Unlike the posh Tourist Special I’d just been tossed out of, my new transport was a cattle-car-style supply train stuffed with Polish laborers. It was horribly hot and impossibly crowded in that rolling metal box—discomforts mitigated only by the quiet decency of the men with the dirty clothing and scarred hands who had become my traveling companions. For the remainder of that night, the ragged Poles shared their vodka, their cigarettes, and their humor with a lost American who had never bothered to learn a single word of their language. I couldn’t understand any of the jokes, but the laughter and the occasional backslap made it clear that, being no strangers to misfortune themselves, these were people who instinctively greeted the misfortune of others with empathy. And that, as they say, was everything.
It took me three days to sort through the mess I’d created. By the time I’d finally located a Czech consulate, gotten the visa, and caught another train to Budapest to rejoin my friends, my involuntary detour had marked me in a way that no other trip ever has.

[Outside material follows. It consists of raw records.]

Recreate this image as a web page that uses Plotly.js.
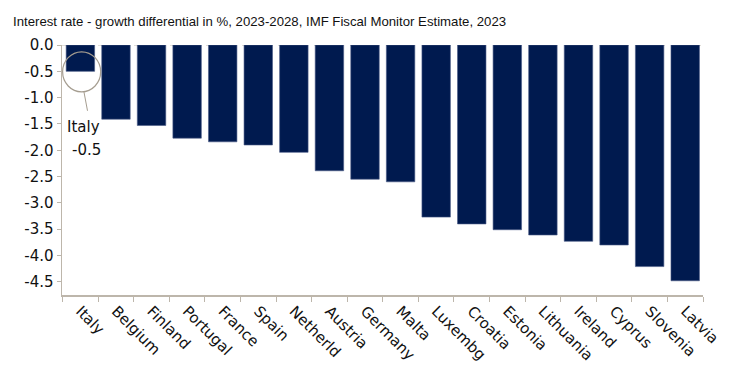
<!DOCTYPE html>
<html>
<head>
<meta charset="utf-8">
<script src="https://cdn.plot.ly/plotly-3.0.1.min.js"></script>
<style>html,body{margin:0;padding:0;background:#fff;}#chart{width:739px;height:372px;}</style>
</head>
<body>
<div id="chart"></div>
<script>
const countries = ["Italy","Belgium","Finland","Portugal","France","Spain","Netherld","Austria","Germany","Malta","Luxembg","Croatia","Estonia","Lithuania","Ireland","Cyprus","Slovenia","Latvia"];
const differential = [-0.5,-1.41,-1.53,-1.77,-1.84,-1.9,-2.04,-2.39,-2.55,-2.6,-3.27,-3.4,-3.51,-3.61,-3.73,-3.8,-4.21,-4.48];
const yTicks = [0,-0.5,-1,-1.5,-2,-2.5,-3,-3.5,-4,-4.5];
const yTickText = ["0.0","-0.5","-1.0","-1.5","-2.0","-2.5","-3.0","-3.5","-4.0","-4.5"];
const subtitle = "Interest rate - growth differential in %, 2023-2028, IMF Fiscal Monitor Estimate, 2023";
const calloutName = "Italy";
const calloutValue = "-0.5";

const axisColor = "#bdb6ab";
const tickFont = {family: "DejaVu Sans, sans-serif", size: 15, color: "#111"};

const trace = {
  type: "bar",
  x: countries,
  y: differential,
  marker: {color: "#001a4f", line: {color: "#4a5a86", width: 0.6}},
  hoverinfo: "x+y"
};

const layout = {
  width: 739, height: 372,
  margin: {l: 62, r: 36, t: 45, b: 77},
  paper_bgcolor: "#fff", plot_bgcolor: "#fff",
  bargap: 0.2,
  showlegend: false,
  title: {
    text: subtitle,
    xref: "container", yref: "container",
    x: 13/739, xanchor: "left",
    y: 1 - 21/372, yanchor: "middle",
    font: {family: "Liberation Sans, Arial, sans-serif", size: 13.2, color: "#111"}
  },
  xaxis: {
    type: "category",
    tickangle: 45,
    tickson: "boundaries",
    ticks: "outside", ticklen: 5, tickcolor: axisColor,
    showline: true, linecolor: axisColor, linewidth: 1.5,
    showgrid: false, zeroline: false,
    tickfont: tickFont,
    fixedrange: true
  },
  yaxis: {
    range: [-4.75, 0],
    tickvals: yTicks, ticktext: yTickText,
    ticks: "outside", ticklen: 4, tickcolor: axisColor,
    showline: true, linecolor: axisColor, linewidth: 1.5,
    showgrid: false, zeroline: false,
    tickfont: tickFont,
    fixedrange: true
  },
  shapes: [
    {type: "line", xref: "paper", yref: "y", x0: 0, x1: 1, y0: 0, y1: 0,
     line: {color: "#c4beb4", width: 1, dash: "dash"}, layer: "below"},
    {type: "circle", xref: "x", yref: "y", x0: -0.5, x1: 0.57, y0: -0.13, y1: -0.89,
     line: {color: "#a59d90", width: 1.2}},
    {type: "line", xref: "x", yref: "y", x0: 0.1, x1: 0.2, y0: -0.89, y1: -1.25,
     line: {color: "#a59d90", width: 1}}
  ],
  annotations: [
    {xref: "x", yref: "y", x: 0.1, y: -1.56, text: calloutName, showarrow: false,
     font: tickFont, xanchor: "center", yanchor: "middle"},
    {xref: "x", yref: "y", x: 0.17, y: -1.99, text: calloutValue, showarrow: false,
     font: tickFont, xanchor: "center", yanchor: "middle"}
  ]
};

Plotly.newPlot("chart", [trace], layout, {displayModeBar: false, staticPlot: true});
</script>
</body>
</html>
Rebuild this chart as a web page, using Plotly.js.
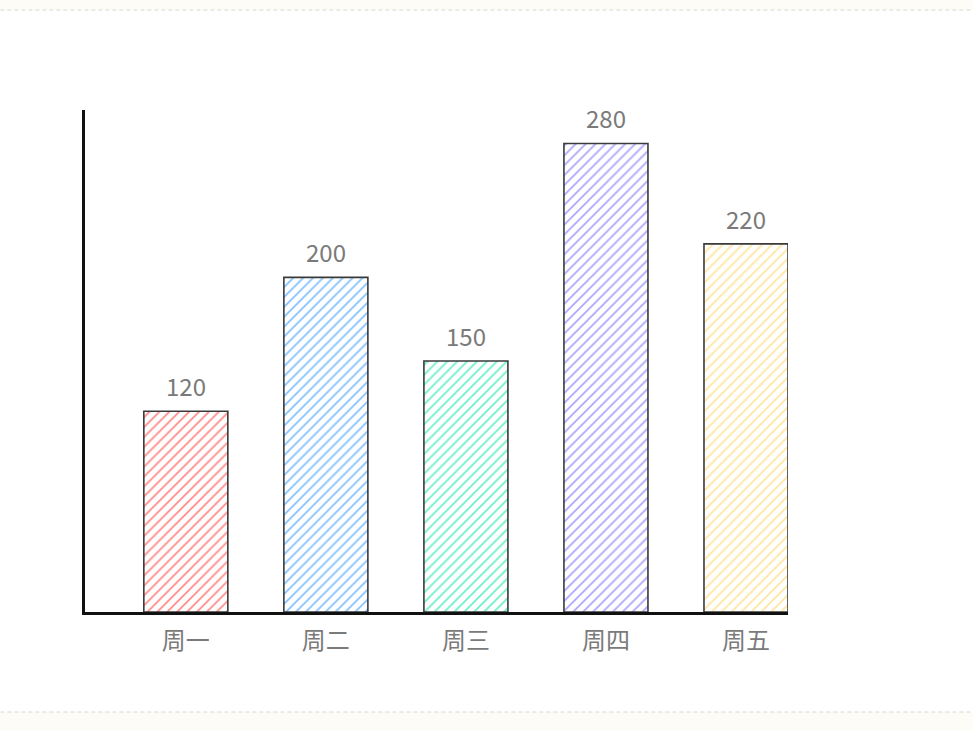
<!DOCTYPE html>
<html>
<head>
<meta charset="utf-8">
<script src="https://cdn.plot.ly/plotly-3.0.1.min.js"></script>
<style>
    html, body { margin: 0; padding: 0; background: #fdfcf7; }
    #chart { width: 973px; height: 730px; }
</style>
</head>
<body>
<div id="chart"></div>
<script>
// weekly values, one bar per day
const days = ['周一', '周二', '周三', '周四', '周五'];
const values = [120, 200, 150, 280, 220];
const hatchColors = ['#ff8c8b', '#86c2ff', '#6ef0c9', '#aea7fe', '#ffe6a0'];

window.onload = main;

function main() {
    const bars = {
        type: 'bar',
        x: days,
        y: values,
        width: 0.6,
        marker: {
            color: 'rgba(255,255,255,0)',
            line: { color: '#3a3a3a', width: 1.6 },
            pattern: {
                shape: '/',
                fgcolor: hatchColors,
                bgcolor: '#ffffff',
                size: 7,
                solidity: 0.25,
                fillmode: 'replace'
            }
        },
        hoverinfo: 'none'
    };

    // value labels sit a little above each bar
    const labels = days.map((d, i) => ({
        x: d,
        y: values[i],
        text: String(values[i]),
        showarrow: false,
        yanchor: 'bottom',
        yshift: 6,
        font: { family: 'Noto Sans CJK SC, Noto Sans, sans-serif', size: 24, color: '#7a7a7a' }
    }));

    // page frame: white sheet between two dashed rules on a cream page
    const px = v => (612 - v) / 502;
    const shapes = [
        { type: 'rect', xref: 'paper', yref: 'paper', x0: -0.2, x1: 1.4, y0: px(712), y1: px(10),
          fillcolor: '#ffffff', line: { width: 0 }, layer: 'below' },
        { type: 'line', xref: 'paper', yref: 'paper', x0: -0.2, x1: 1.4, y0: px(10), y1: px(10),
          line: { color: '#d6d6d6', width: 1, dash: '4px,3px' }, layer: 'below' },
        { type: 'line', xref: 'paper', yref: 'paper', x0: -0.2, x1: 1.4, y0: px(712), y1: px(712),
          line: { color: '#d2d8dc', width: 1, dash: '4px,3px' }, layer: 'below' }
    ];

    const layout = {
        width: 973,
        height: 730,
        margin: { l: 85, r: 185, t: 110, b: 118 },
        paper_bgcolor: '#fdfcf7',
        plot_bgcolor: 'rgba(0,0,0,0)',
        showlegend: false,
        font: { family: 'Noto Sans CJK SC, Noto Sans, sans-serif' },
        xaxis: {
            range: [-0.72, 4.3],
            showline: true,
            linecolor: '#111111',
            linewidth: 3,
            showgrid: false,
            zeroline: false,
            ticks: '',
            ticklabelstandoff: 5,
            tickfont: { size: 24, color: '#7a7a7a' },
            fixedrange: true
        },
        yaxis: {
            range: [0, 300],
            showline: true,
            linecolor: '#111111',
            linewidth: 3,
            showgrid: false,
            zeroline: false,
            showticklabels: false,
            ticks: '',
            fixedrange: true
        },
        annotations: labels,
        shapes: shapes
    };

    Plotly.newPlot('chart', [bars], layout, { displayModeBar: false, staticPlot: true });
}
</script>
</body>
</html>
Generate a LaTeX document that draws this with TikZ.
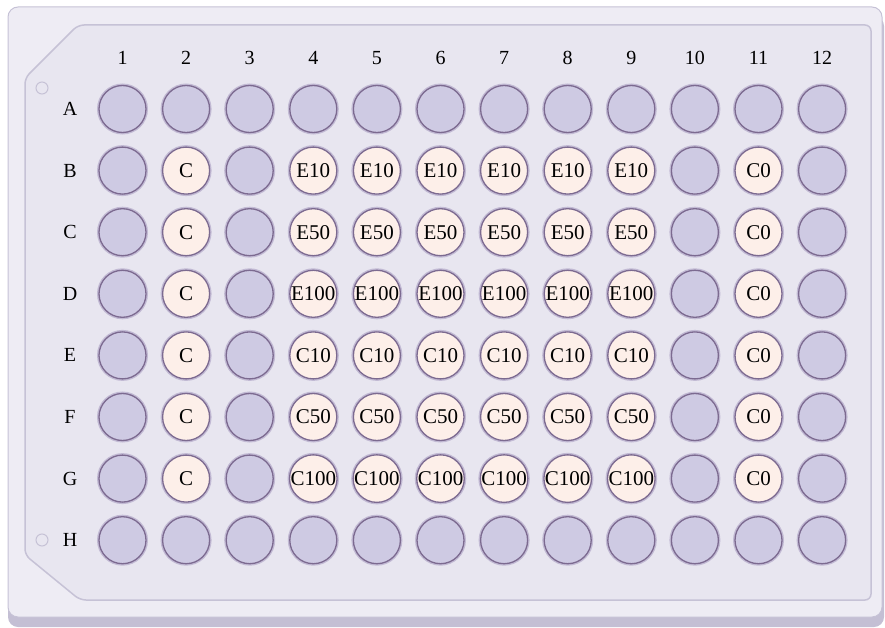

It’s important to note here that on the international scale of Dubious Travel Moments, a midnight railroad ejection is so benign that it scarcely even rates. Two decades on, I now know a bit about what it’s like when things really go wrong. (In the last year alone, I’ve been trapped by a snowstorm in the Caucasus, narrowly missed being killed by an avalanche in Nepal, and been deported from Djibouti, the most wretched country in East Africa.) But I’ll always treasure the experience of being thrown off the train in Czechoslovakia because it was my very first travel disaster. It was the one that taught me that the truly worthwhile experiences—those that reveal not only something of the texture of a place and the character of the people who inhabit it, but also something about the traveler himself—almost always involve adversity.

Sure, any experienced globetrotter will tell you that Dubious Travel Moments are par for the course—when you leave home, things invariably go wrong. But any good traveler will also tell you that DTMs are a gift. Because it’s only when things go totally off the rails that a vacation ends and a journey begins.